What to produce:
Write out the material exactly, with the pictures left out.

----

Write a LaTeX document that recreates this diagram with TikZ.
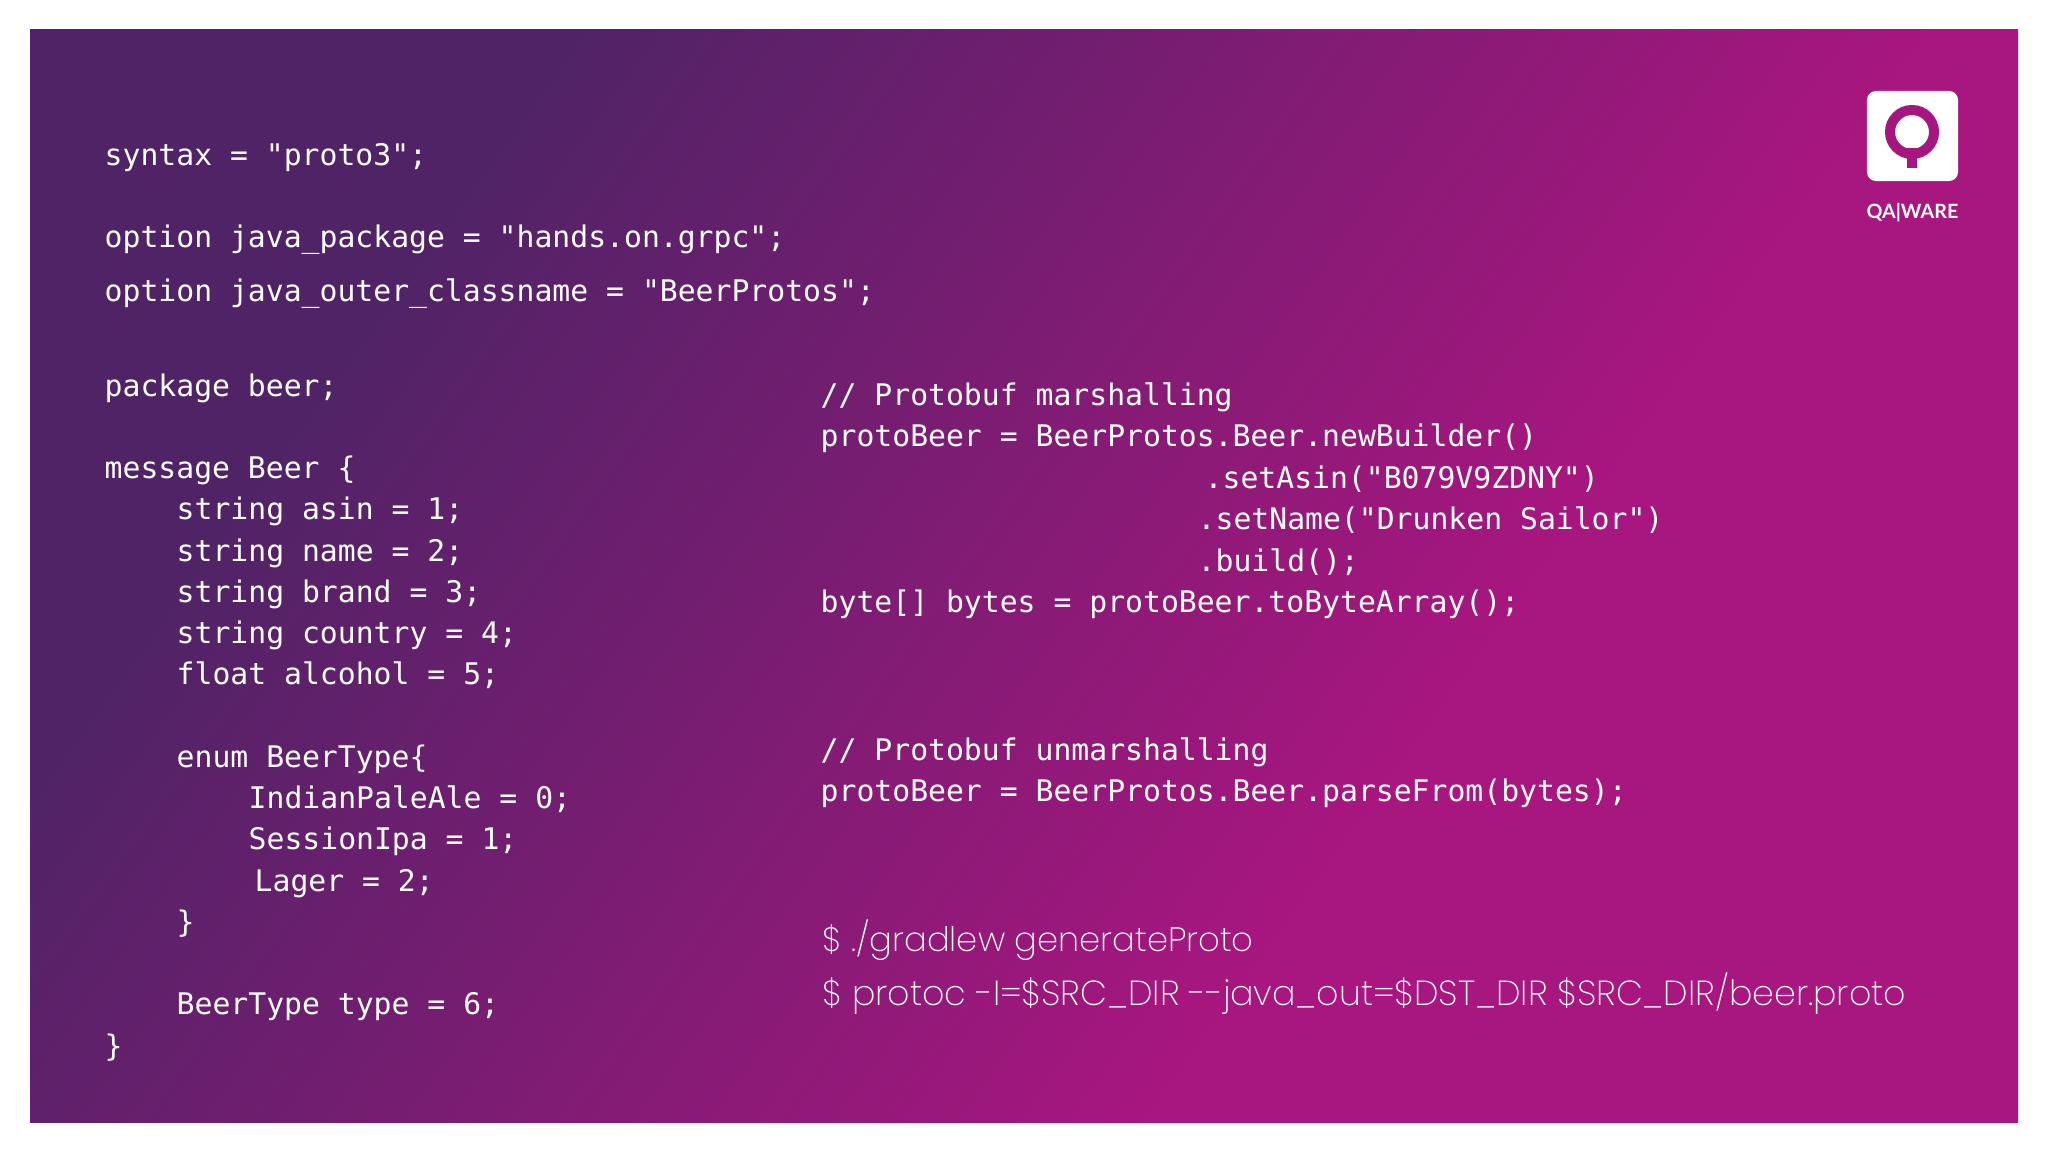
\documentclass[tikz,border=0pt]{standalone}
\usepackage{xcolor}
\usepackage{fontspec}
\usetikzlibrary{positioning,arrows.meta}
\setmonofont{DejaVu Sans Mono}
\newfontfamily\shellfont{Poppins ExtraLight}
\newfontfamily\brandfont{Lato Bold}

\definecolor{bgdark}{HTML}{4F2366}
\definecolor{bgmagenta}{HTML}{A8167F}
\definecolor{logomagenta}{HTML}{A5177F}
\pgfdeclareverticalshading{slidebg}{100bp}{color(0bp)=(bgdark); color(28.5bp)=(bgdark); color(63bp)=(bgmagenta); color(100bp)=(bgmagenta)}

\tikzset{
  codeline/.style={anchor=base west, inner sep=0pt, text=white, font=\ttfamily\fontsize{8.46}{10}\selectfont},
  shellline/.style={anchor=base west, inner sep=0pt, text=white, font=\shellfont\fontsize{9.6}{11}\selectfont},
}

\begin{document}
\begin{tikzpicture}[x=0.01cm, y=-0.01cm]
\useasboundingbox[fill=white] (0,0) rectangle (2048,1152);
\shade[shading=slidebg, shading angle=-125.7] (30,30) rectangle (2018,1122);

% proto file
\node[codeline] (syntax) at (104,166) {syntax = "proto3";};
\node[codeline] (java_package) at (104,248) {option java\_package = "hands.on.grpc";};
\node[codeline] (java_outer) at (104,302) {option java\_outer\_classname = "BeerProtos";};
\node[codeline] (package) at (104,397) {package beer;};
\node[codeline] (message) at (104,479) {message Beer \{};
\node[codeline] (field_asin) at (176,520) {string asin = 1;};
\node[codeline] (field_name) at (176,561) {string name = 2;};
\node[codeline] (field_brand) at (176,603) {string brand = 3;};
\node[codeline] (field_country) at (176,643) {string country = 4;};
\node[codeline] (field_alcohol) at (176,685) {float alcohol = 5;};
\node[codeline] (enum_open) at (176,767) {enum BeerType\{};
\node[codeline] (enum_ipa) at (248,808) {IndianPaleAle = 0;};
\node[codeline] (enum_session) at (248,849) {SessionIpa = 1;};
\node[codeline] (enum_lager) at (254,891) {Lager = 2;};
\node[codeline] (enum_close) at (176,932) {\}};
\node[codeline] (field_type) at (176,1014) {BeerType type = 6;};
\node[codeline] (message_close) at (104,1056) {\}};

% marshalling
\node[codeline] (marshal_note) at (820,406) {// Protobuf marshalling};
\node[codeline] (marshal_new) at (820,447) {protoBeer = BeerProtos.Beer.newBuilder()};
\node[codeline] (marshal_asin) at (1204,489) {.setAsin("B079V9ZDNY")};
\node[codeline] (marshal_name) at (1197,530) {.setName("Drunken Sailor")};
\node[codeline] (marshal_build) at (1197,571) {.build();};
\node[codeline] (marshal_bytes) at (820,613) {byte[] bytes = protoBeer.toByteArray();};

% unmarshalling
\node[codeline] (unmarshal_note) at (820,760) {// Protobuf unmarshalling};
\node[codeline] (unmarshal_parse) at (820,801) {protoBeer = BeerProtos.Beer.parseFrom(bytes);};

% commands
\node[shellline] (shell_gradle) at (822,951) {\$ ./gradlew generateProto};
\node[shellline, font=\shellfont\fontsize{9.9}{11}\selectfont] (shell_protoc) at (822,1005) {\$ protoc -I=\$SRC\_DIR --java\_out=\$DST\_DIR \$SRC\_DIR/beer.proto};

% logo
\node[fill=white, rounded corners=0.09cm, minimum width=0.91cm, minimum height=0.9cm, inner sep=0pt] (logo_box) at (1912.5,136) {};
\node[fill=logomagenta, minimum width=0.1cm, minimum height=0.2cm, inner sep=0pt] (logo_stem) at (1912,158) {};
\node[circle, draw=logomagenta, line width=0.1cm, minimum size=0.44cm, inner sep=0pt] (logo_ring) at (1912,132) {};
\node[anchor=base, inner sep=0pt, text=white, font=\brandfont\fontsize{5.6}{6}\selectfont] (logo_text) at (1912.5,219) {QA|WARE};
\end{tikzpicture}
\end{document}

----

Written answer:
Write a LaTeX document that recreates this diagram with TikZ.
\documentclass[tikz,border=0pt]{standalone}
\usepackage{xcolor}
\usepackage{fontspec}
\usetikzlibrary{positioning,arrows.meta}
\setmonofont{DejaVu Sans Mono}
\newfontfamily\shellfont{Poppins ExtraLight}
\newfontfamily\brandfont{Lato Bold}

\definecolor{bgdark}{HTML}{4F2366}
\definecolor{bgmagenta}{HTML}{A8167F}
\definecolor{logomagenta}{HTML}{A5177F}
\pgfdeclareverticalshading{slidebg}{100bp}{color(0bp)=(bgdark); color(28.5bp)=(bgdark); color(63bp)=(bgmagenta); color(100bp)=(bgmagenta)}

\tikzset{
  codeline/.style={anchor=base west, inner sep=0pt, text=white, font=\ttfamily\fontsize{8.46}{10}\selectfont},
  shellline/.style={anchor=base west, inner sep=0pt, text=white, font=\shellfont\fontsize{9.6}{11}\selectfont},
}

\begin{document}
\begin{tikzpicture}[x=0.01cm, y=-0.01cm]
\useasboundingbox[fill=white] (0,0) rectangle (2048,1152);
\shade[shading=slidebg, shading angle=-125.7] (30,30) rectangle (2018,1122);

% proto file
\node[codeline] (syntax) at (104,166) {syntax = "proto3";};
\node[codeline] (java_package) at (104,248) {option java\_package = "hands.on.grpc";};
\node[codeline] (java_outer) at (104,302) {option java\_outer\_classname = "BeerProtos";};
\node[codeline] (package) at (104,397) {package beer;};
\node[codeline] (message) at (104,479) {message Beer \{};
\node[codeline] (field_asin) at (176,520) {string asin = 1;};
\node[codeline] (field_name) at (176,561) {string name = 2;};
\node[codeline] (field_brand) at (176,603) {string brand = 3;};
\node[codeline] (field_country) at (176,643) {string country = 4;};
\node[codeline] (field_alcohol) at (176,685) {float alcohol = 5;};
\node[codeline] (enum_open) at (176,767) {enum BeerType\{};
\node[codeline] (enum_ipa) at (248,808) {IndianPaleAle = 0;};
\node[codeline] (enum_session) at (248,849) {SessionIpa = 1;};
\node[codeline] (enum_lager) at (254,891) {Lager = 2;};
\node[codeline] (enum_close) at (176,932) {\}};
\node[codeline] (field_type) at (176,1014) {BeerType type = 6;};
\node[codeline] (message_close) at (104,1056) {\}};

% marshalling
\node[codeline] (marshal_note) at (820,406) {// Protobuf marshalling};
\node[codeline] (marshal_new) at (820,447) {protoBeer = BeerProtos.Beer.newBuilder()};
\node[codeline] (marshal_asin) at (1204,489) {.setAsin("B079V9ZDNY")};
\node[codeline] (marshal_name) at (1197,530) {.setName("Drunken Sailor")};
\node[codeline] (marshal_build) at (1197,571) {.build();};
\node[codeline] (marshal_bytes) at (820,613) {byte[] bytes = protoBeer.toByteArray();};

% unmarshalling
\node[codeline] (unmarshal_note) at (820,760) {// Protobuf unmarshalling};
\node[codeline] (unmarshal_parse) at (820,801) {protoBeer = BeerProtos.Beer.parseFrom(bytes);};

% commands
\node[shellline] (shell_gradle) at (822,951) {\$ ./gradlew generateProto};
\node[shellline, font=\shellfont\fontsize{9.9}{11}\selectfont] (shell_protoc) at (822,1005) {\$ protoc -I=\$SRC\_DIR --java\_out=\$DST\_DIR \$SRC\_DIR/beer.proto};

% logo
\node[fill=white, rounded corners=0.09cm, minimum width=0.91cm, minimum height=0.9cm, inner sep=0pt] (logo_box) at (1912.5,136) {};
\node[fill=logomagenta, minimum width=0.1cm, minimum height=0.2cm, inner sep=0pt] (logo_stem) at (1912,158) {};
\node[circle, draw=logomagenta, line width=0.1cm, minimum size=0.44cm, inner sep=0pt] (logo_ring) at (1912,132) {};
\node[anchor=base, inner sep=0pt, text=white, font=\brandfont\fontsize{5.6}{6}\selectfont] (logo_text) at (1912.5,219) {QA|WARE};
\end{tikzpicture}
\end{document}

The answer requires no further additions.